Illustration: Julia Schubert

Single im Doppel: Berechne den Flächeninhalt! Platzangst Meine Matratze misst 1,40 mal 2,00 Meter, das sind 2,8 Quadratmeter. Nutzen tue ich davon höchstens 0,35 mal 1,88 – also 0,658 Quadratmeter. Wenn ich morgens ganz ins rechte Matratzeneck an die Wand gequetscht aufwache, merke ich: Ich muss mich erst noch daran gewöhnen, dass die „Ich brauche eben Platz zum Schlafen“-Kathrin gar nicht mehr neben mir liegt. Und die restlichen 2, 142 Quadratmeter zu meiner freien Verfügung stehen. Gut im Bett ist hingegen: Ich wache nachts nicht mehr auf. Niemand klaut mir meine Decke, niemand rammt mir sein Knie in dem Bauch, niemand verteilt seine Haare in meinem Hals, meiner Nasen, meinen Ohren. Aber das Allerbeste ist: Mit Kathrin sind ihre immerkalten Füße nach Kufstein gegangen. Um diese harten Eisklumpen abends nicht mehr zwischen die Oberschenkel geklemmt zu bekommen, wäre ich früher sogar freiwillig Joggen gegangen. Da die Winterabende jetzt lang und einsam sind, habe ich meine Platten neu geordnet.

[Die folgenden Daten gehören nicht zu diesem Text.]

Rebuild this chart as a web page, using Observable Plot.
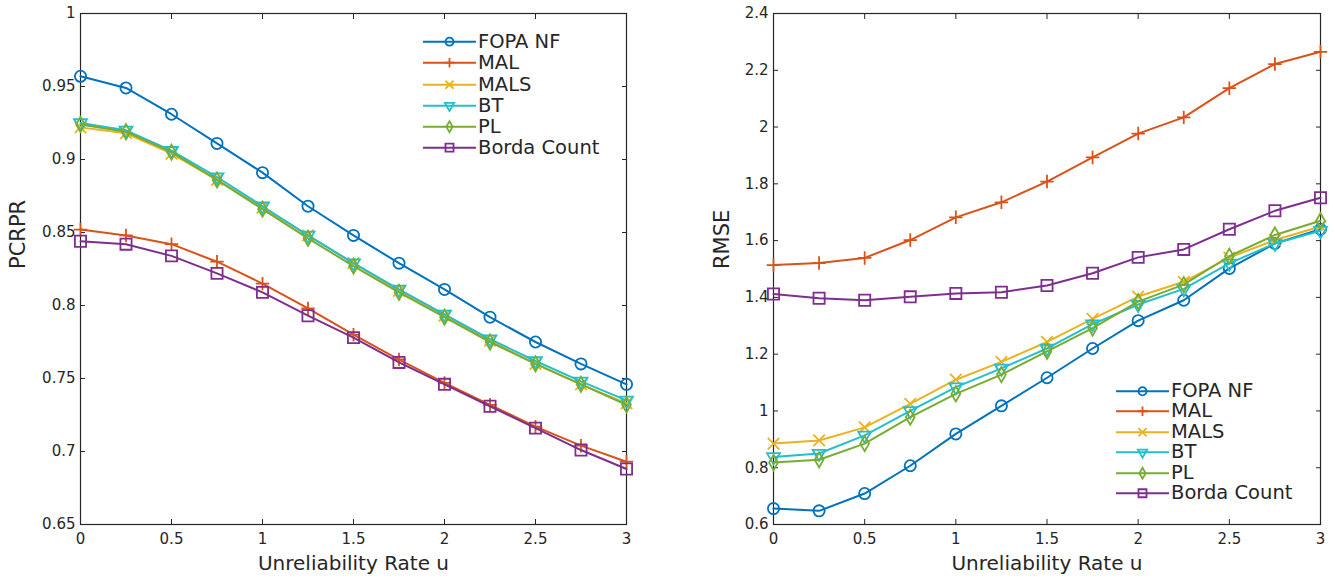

Nach a) System Farbe b) System Genre c) System Alphabet d) System Chaos habe ich jetzt ein neues Ordnungsmuster entdeckt: System Fernbeziehungs-taugliche Musik rechts, Fernbeziehungs-untaugliche links. Ganz links: Alles aus Lang-Weilheim. Notwist, Console, Ms. John Soda und der ganze Kram sind viel zu traurig, zurzeit. Vielleicht sollte ich mal wieder eine Kassette machen.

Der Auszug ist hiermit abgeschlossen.